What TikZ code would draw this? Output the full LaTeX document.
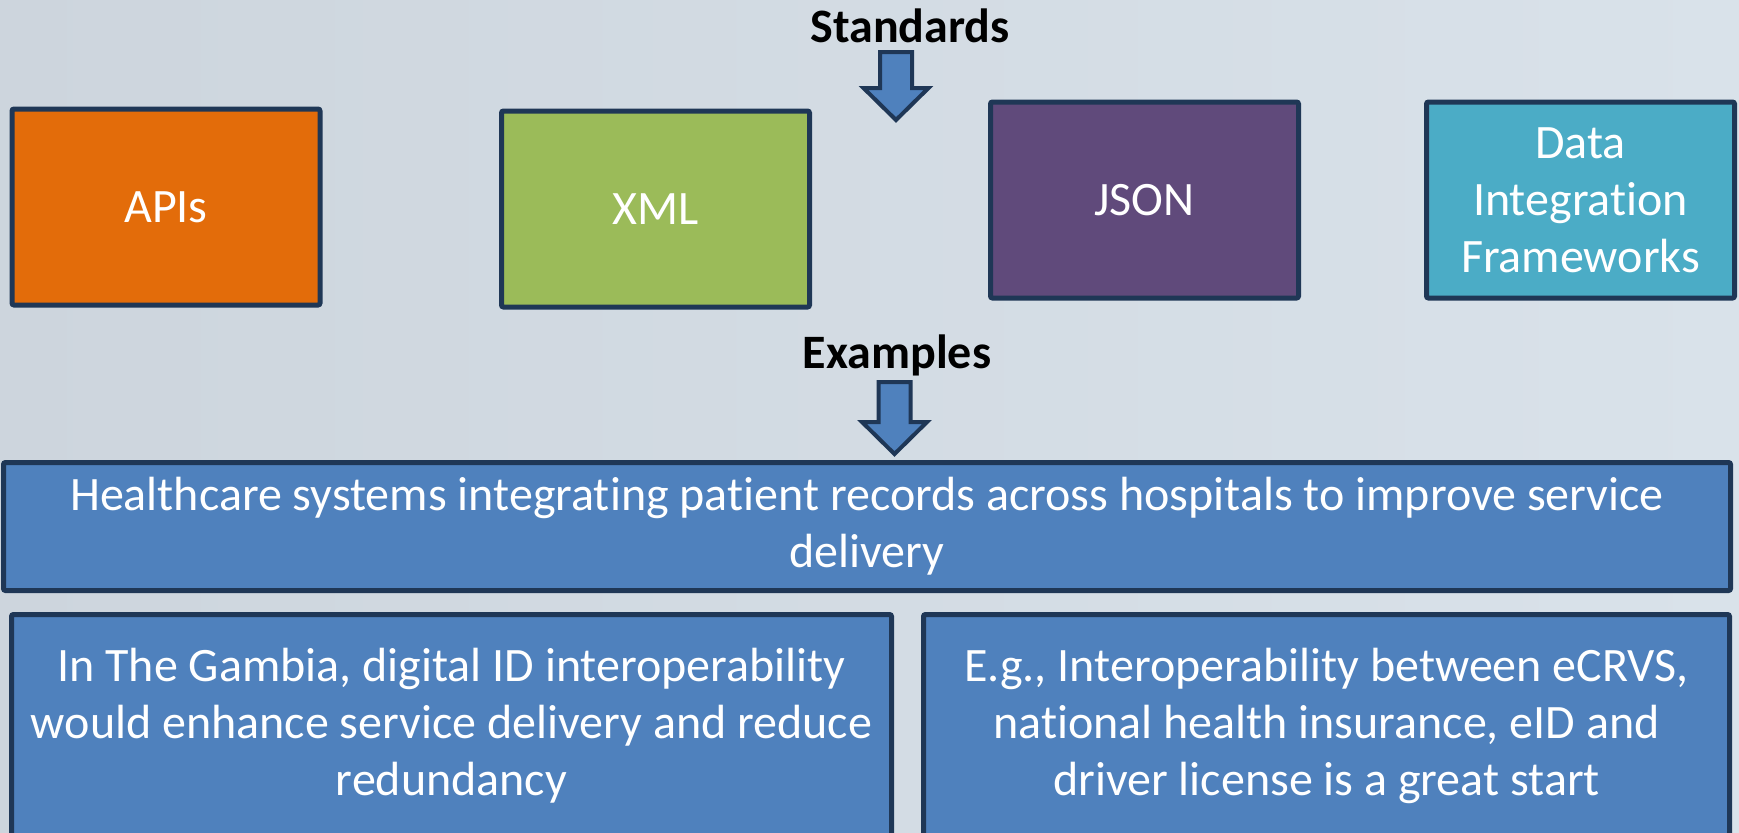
\documentclass[tikz,border=0pt]{standalone}
\usepackage{fontspec}
\setmainfont{Carlito}[Ligatures=NoCommon]
\usetikzlibrary{positioning}
\definecolor{sbgleft}{HTML}{CDD5DD}
\definecolor{sbgright}{HTML}{D9E2EA}
\definecolor{sedge}{HTML}{1F3756}
\definecolor{sorange}{HTML}{E36C0A}
\definecolor{sgreen}{HTML}{9BBB59}
\definecolor{spurple}{HTML}{604A7B}
\definecolor{steal}{HTML}{4BACC6}
\definecolor{sblue}{HTML}{4F81BD}
\tikzset{
  stdbox/.style={draw=sedge, line width=2.5pt, rounded corners=1pt, text=white,
                 align=center, font=\fontsize{24}{28.5}\selectfont, inner sep=2pt,
                 minimum width=154pt, minimum height=98pt},
  obox/.style={stdbox, fill=sorange},
  gbox/.style={stdbox, fill=sgreen},
  pbox/.style={stdbox, fill=spurple},
  tbox/.style={stdbox, fill=steal},
  bbox/.style={stdbox, fill=sblue},
  hlabel/.style={font=\fontsize{24}{28}\selectfont\bfseries, text=black, inner sep=0pt},
  blockarr/.style={draw=sedge, fill=sblue, line width=2pt, line join=miter},
  pics/dnarrow/.style={code={
    \draw[blockarr] (-16,0) -- (16,0) -- (16,#1) -- (32.5,#1) -- (0,{#1+32})
      -- (-32.5,#1) -- (-16,#1) -- cycle;}},
}

\begin{document}
\begin{tikzpicture}[x=0.5pt, y=-0.5pt]
  \useasboundingbox (0,0) rectangle (1739,832);
  \clip (0,0) rectangle (1739,832);
  \shade[left color=sbgleft, right color=sbgright] (0,0) rectangle (1739,832);

  % standards row
  \node[hlabel, anchor=base] (std) at (910,42) {Standards};
  \pic (stdarrow) at (896,52) {dnarrow=36};

  \node[obox] (apis) at (166,207) {APIs};
  \node[gbox] (xml) at (655.5,209) {XML};
  \node[pbox] (json) at (1144.5,200) {JSON};
  \node[tbox] (dif) at (1580.5,200) {Data\\Integration\\Frameworks};

  % examples
  \node[hlabel, anchor=base] (ex) at (897,368) {Examples};
  \pic (exarrow) at (894.5,382) {dnarrow=40};

  \node[bbox, minimum width=863.5pt, minimum height=64pt] (health) at (867,526.5)
    {Healthcare systems integrating patient records across hospitals to improve service\\delivery};
  \node[bbox, minimum width=440pt, minimum height=111.5pt] (gambia) at (451.5,726)
    {In The Gambia, digital ID interoperability\\would enhance service delivery and reduce\\redundancy};
  \node[bbox, minimum width=403pt, minimum height=111.5pt] (ecrvs) at (1326.5,726)
    {E.g., Interoperability between eCRVS,\\national health insurance, eID and\\driver license is a great start};
\end{tikzpicture}
\end{document}
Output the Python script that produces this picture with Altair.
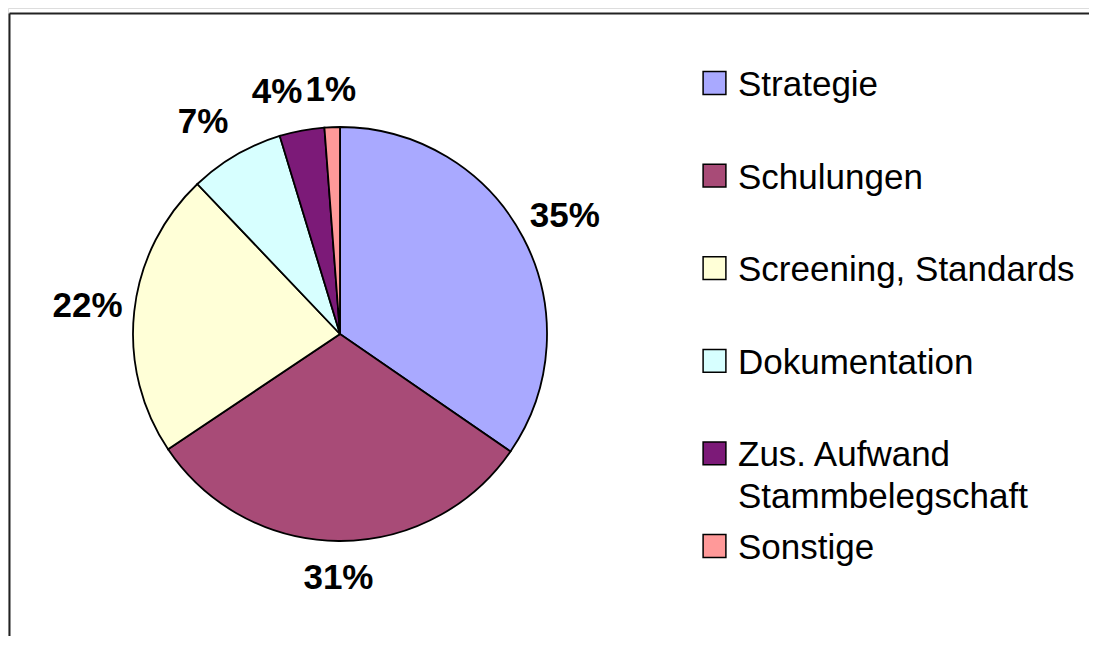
import altair as alt
import pandas as pd

names = ["Strategie", "Schulungen", "Screening, Standards", "Dokumentation",
         "Zus. Aufwand Stammbelegschaft", "Sonstige"]
legend_labels = ["Strategie", "Schulungen", "Screening, Standards", "Dokumentation",
                 "Zus. Aufwand\nStammbelegschaft", "Sonstige"]
values = [34.6, 31.0, 22.3, 7.4, 3.5, 1.2]
colors = ["#A9A9FF", "#A84B77", "#FFFFD7", "#D7FFFF", "#7C1A78", "#FF9999"]

W, H = 1081, 628
CX, CY, R = 332, 326, 207
FONT = "Liberation Sans"

df = pd.DataFrame({
    "name": names,
    "legend": legend_labels,
    "value": values,
    "order": list(range(len(names))),
})
df["label"] = [f"{round(v):.0f}%" for v in values]

color_scale = alt.Scale(domain=names, range=colors)

base = alt.Chart(df)

pie = base.mark_arc(radius=R, stroke="black", strokeWidth=1.8).encode(
    theta=alt.Theta("value:Q", stack=True),
    order=alt.Order("order:Q"),
    color=alt.Color("name:N", scale=color_scale, legend=None),
    x=alt.value(CX), y=alt.value(CY),
)


def pie_label(keep, radius, dx=0, dy=0):
    cond = " || ".join([f"datum.name == '{k}'" for k in keep])
    return base.mark_text(radius=radius, dx=dx, dy=dy, font=FONT, fontSize=35,
                          fontWeight="bold", color="black", align="center",
                          baseline="middle").encode(
        theta=alt.Theta("value:Q", stack=True),
        order=alt.Order("order:Q"),
        text="label:N",
        x=alt.value(CX), y=alt.value(CY),
        opacity=alt.condition(cond, alt.value(1), alt.value(0)),
    )


lab_side = pie_label(["Strategie", "Screening, Standards"], 254)
lab_vert = pie_label(["Schulungen", "Sonstige"], 244)
lab_doku = pie_label(["Dokumentation"], 248, dx=-12, dy=2)
lab_zus = pie_label(["Zus. Aufwand Stammbelegschaft"], 244, dx=-18, dy=-2)

ypos = alt.Y("name:N", sort=names, axis=None,
             scale=alt.Scale(type="point", range=[75, 538], padding=0))

leg_sym = base.mark_square(size=520, stroke="black", strokeWidth=1.5, opacity=1).encode(
    x=alt.value(706.5),
    y=ypos,
    fill=alt.Fill("name:N", scale=color_scale, legend=None),
)

leg_txt = base.mark_text(font=FONT, fontSize=35, color="black", align="left",
                         baseline="top", dy=-15, lineBreak="\n", lineHeight=42).encode(
    x=alt.value(730),
    y=ypos,
    text="legend:N",
)

frame_df = pd.DataFrame({"k": [0]})
frame_top = alt.Chart(frame_df).mark_rule(color="#222", strokeWidth=2).encode(
    x=alt.value(1.5), x2=alt.value(W + 20), y=alt.value(5.5))
frame_left = alt.Chart(frame_df).mark_rule(color="#222", strokeWidth=2).encode(
    x=alt.value(1.5), y=alt.value(5.5), y2=alt.value(H + 20))

chart = alt.layer(frame_top, frame_left, pie, lab_side, lab_vert, lab_doku, lab_zus,
                  leg_sym, leg_txt).properties(
    width=W, height=H, padding=0,
    autosize=alt.AutoSizeParams(type="none"),
).configure_view(stroke=None).configure(background="white")

chart.save("out.html", embed_options={"renderer": "svg", "actions": False})
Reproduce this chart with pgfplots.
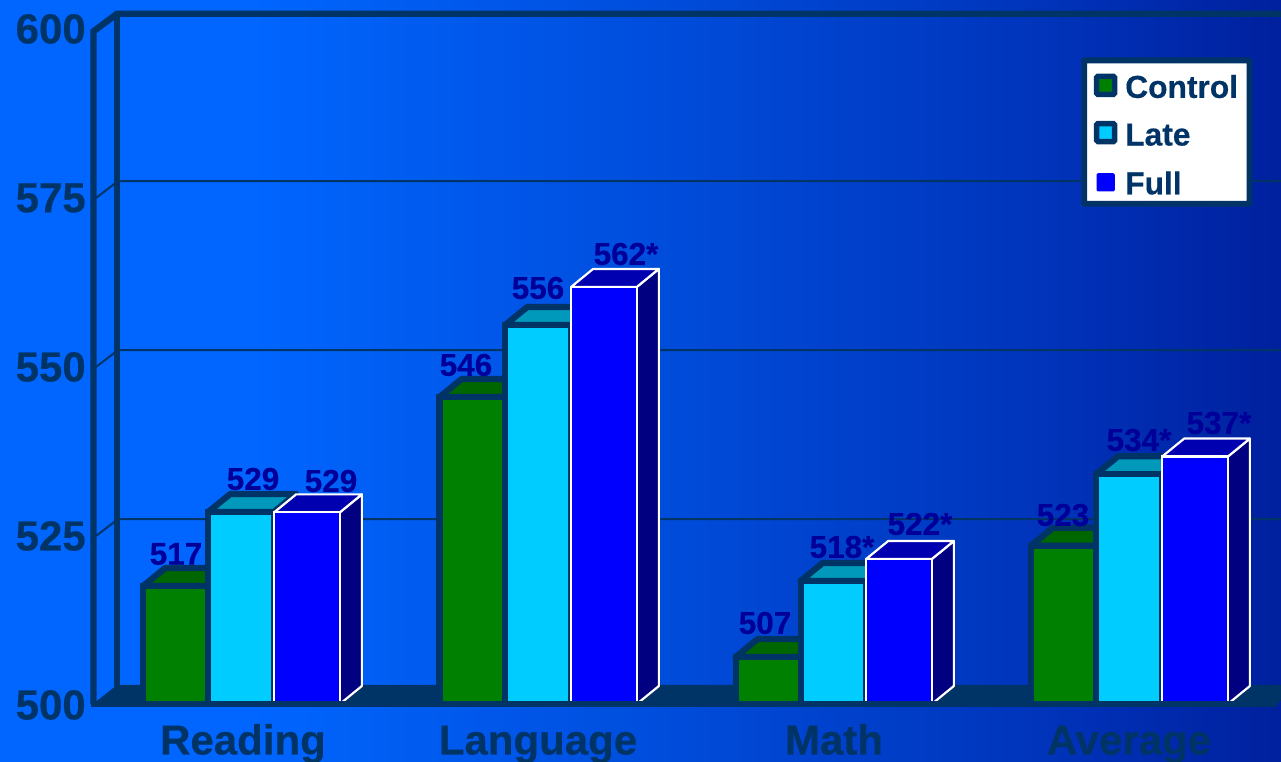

WRITTEN EXERCISE :: Extract the full listing above verbatim; pictures are to be left out of the copy.

ANSWER TO THE PROBLEM ::
What TikZ code would draw this? Output the full LaTeX document.
\documentclass[tikz,border=0pt]{standalone}
\usepackage{fontspec}
\setmainfont{Carlito}[Ligatures=NoCommon]
\usetikzlibrary{positioning}
\definecolor{sbgleft}{HTML}{CDD5DD}
\definecolor{sbgright}{HTML}{D9E2EA}
\definecolor{sedge}{HTML}{1F3756}
\definecolor{sorange}{HTML}{E36C0A}
\definecolor{sgreen}{HTML}{9BBB59}
\definecolor{spurple}{HTML}{604A7B}
\definecolor{steal}{HTML}{4BACC6}
\definecolor{sblue}{HTML}{4F81BD}
\tikzset{
  stdbox/.style={draw=sedge, line width=2.5pt, rounded corners=1pt, text=white,
                 align=center, font=\fontsize{24}{28.5}\selectfont, inner sep=2pt,
                 minimum width=154pt, minimum height=98pt},
  obox/.style={stdbox, fill=sorange},
  gbox/.style={stdbox, fill=sgreen},
  pbox/.style={stdbox, fill=spurple},
  tbox/.style={stdbox, fill=steal},
  bbox/.style={stdbox, fill=sblue},
  hlabel/.style={font=\fontsize{24}{28}\selectfont\bfseries, text=black, inner sep=0pt},
  blockarr/.style={draw=sedge, fill=sblue, line width=2pt, line join=miter},
  pics/dnarrow/.style={code={
    \draw[blockarr] (-16,0) -- (16,0) -- (16,#1) -- (32.5,#1) -- (0,{#1+32})
      -- (-32.5,#1) -- (-16,#1) -- cycle;}},
}

\begin{document}
\begin{tikzpicture}[x=0.5pt, y=-0.5pt]
  \useasboundingbox (0,0) rectangle (1739,832);
  \clip (0,0) rectangle (1739,832);
  \shade[left color=sbgleft, right color=sbgright] (0,0) rectangle (1739,832);

  % standards row
  \node[hlabel, anchor=base] (std) at (910,42) {Standards};
  \pic (stdarrow) at (896,52) {dnarrow=36};

  \node[obox] (apis) at (166,207) {APIs};
  \node[gbox] (xml) at (655.5,209) {XML};
  \node[pbox] (json) at (1144.5,200) {JSON};
  \node[tbox] (dif) at (1580.5,200) {Data\\Integration\\Frameworks};

  % examples
  \node[hlabel, anchor=base] (ex) at (897,368) {Examples};
  \pic (exarrow) at (894.5,382) {dnarrow=40};

  \node[bbox, minimum width=863.5pt, minimum height=64pt] (health) at (867,526.5)
    {Healthcare systems integrating patient records across hospitals to improve service\\delivery};
  \node[bbox, minimum width=440pt, minimum height=111.5pt] (gambia) at (451.5,726)
    {In The Gambia, digital ID interoperability\\would enhance service delivery and reduce\\redundancy};
  \node[bbox, minimum width=403pt, minimum height=111.5pt] (ecrvs) at (1326.5,726)
    {E.g., Interoperability between eCRVS,\\national health insurance, eID and\\driver license is a great start};
\end{tikzpicture}
\end{document}
Output the Python script that produces this picture with Altair.
import altair as alt
import pandas as pd

names = ["Strategie", "Schulungen", "Screening, Standards", "Dokumentation",
         "Zus. Aufwand Stammbelegschaft", "Sonstige"]
legend_labels = ["Strategie", "Schulungen", "Screening, Standards", "Dokumentation",
                 "Zus. Aufwand\nStammbelegschaft", "Sonstige"]
values = [34.6, 31.0, 22.3, 7.4, 3.5, 1.2]
colors = ["#A9A9FF", "#A84B77", "#FFFFD7", "#D7FFFF", "#7C1A78", "#FF9999"]

W, H = 1081, 628
CX, CY, R = 332, 326, 207
FONT = "Liberation Sans"

df = pd.DataFrame({
    "name": names,
    "legend": legend_labels,
    "value": values,
    "order": list(range(len(names))),
})
df["label"] = [f"{round(v):.0f}%" for v in values]

color_scale = alt.Scale(domain=names, range=colors)

base = alt.Chart(df)

pie = base.mark_arc(radius=R, stroke="black", strokeWidth=1.8).encode(
    theta=alt.Theta("value:Q", stack=True),
    order=alt.Order("order:Q"),
    color=alt.Color("name:N", scale=color_scale, legend=None),
    x=alt.value(CX), y=alt.value(CY),
)


def pie_label(keep, radius, dx=0, dy=0):
    cond = " || ".join([f"datum.name == '{k}'" for k in keep])
    return base.mark_text(radius=radius, dx=dx, dy=dy, font=FONT, fontSize=35,
                          fontWeight="bold", color="black", align="center",
                          baseline="middle").encode(
        theta=alt.Theta("value:Q", stack=True),
        order=alt.Order("order:Q"),
        text="label:N",
        x=alt.value(CX), y=alt.value(CY),
        opacity=alt.condition(cond, alt.value(1), alt.value(0)),
    )


lab_side = pie_label(["Strategie", "Screening, Standards"], 254)
lab_vert = pie_label(["Schulungen", "Sonstige"], 244)
lab_doku = pie_label(["Dokumentation"], 248, dx=-12, dy=2)
lab_zus = pie_label(["Zus. Aufwand Stammbelegschaft"], 244, dx=-18, dy=-2)

ypos = alt.Y("name:N", sort=names, axis=None,
             scale=alt.Scale(type="point", range=[75, 538], padding=0))

leg_sym = base.mark_square(size=520, stroke="black", strokeWidth=1.5, opacity=1).encode(
    x=alt.value(706.5),
    y=ypos,
    fill=alt.Fill("name:N", scale=color_scale, legend=None),
)

leg_txt = base.mark_text(font=FONT, fontSize=35, color="black", align="left",
                         baseline="top", dy=-15, lineBreak="\n", lineHeight=42).encode(
    x=alt.value(730),
    y=ypos,
    text="legend:N",
)

frame_df = pd.DataFrame({"k": [0]})
frame_top = alt.Chart(frame_df).mark_rule(color="#222", strokeWidth=2).encode(
    x=alt.value(1.5), x2=alt.value(W + 20), y=alt.value(5.5))
frame_left = alt.Chart(frame_df).mark_rule(color="#222", strokeWidth=2).encode(
    x=alt.value(1.5), y=alt.value(5.5), y2=alt.value(H + 20))

chart = alt.layer(frame_top, frame_left, pie, lab_side, lab_vert, lab_doku, lab_zus,
                  leg_sym, leg_txt).properties(
    width=W, height=H, padding=0,
    autosize=alt.AutoSizeParams(type="none"),
).configure_view(stroke=None).configure(background="white")

chart.save("out.html", embed_options={"renderer": "svg", "actions": False})
Reproduce this chart with pgfplots.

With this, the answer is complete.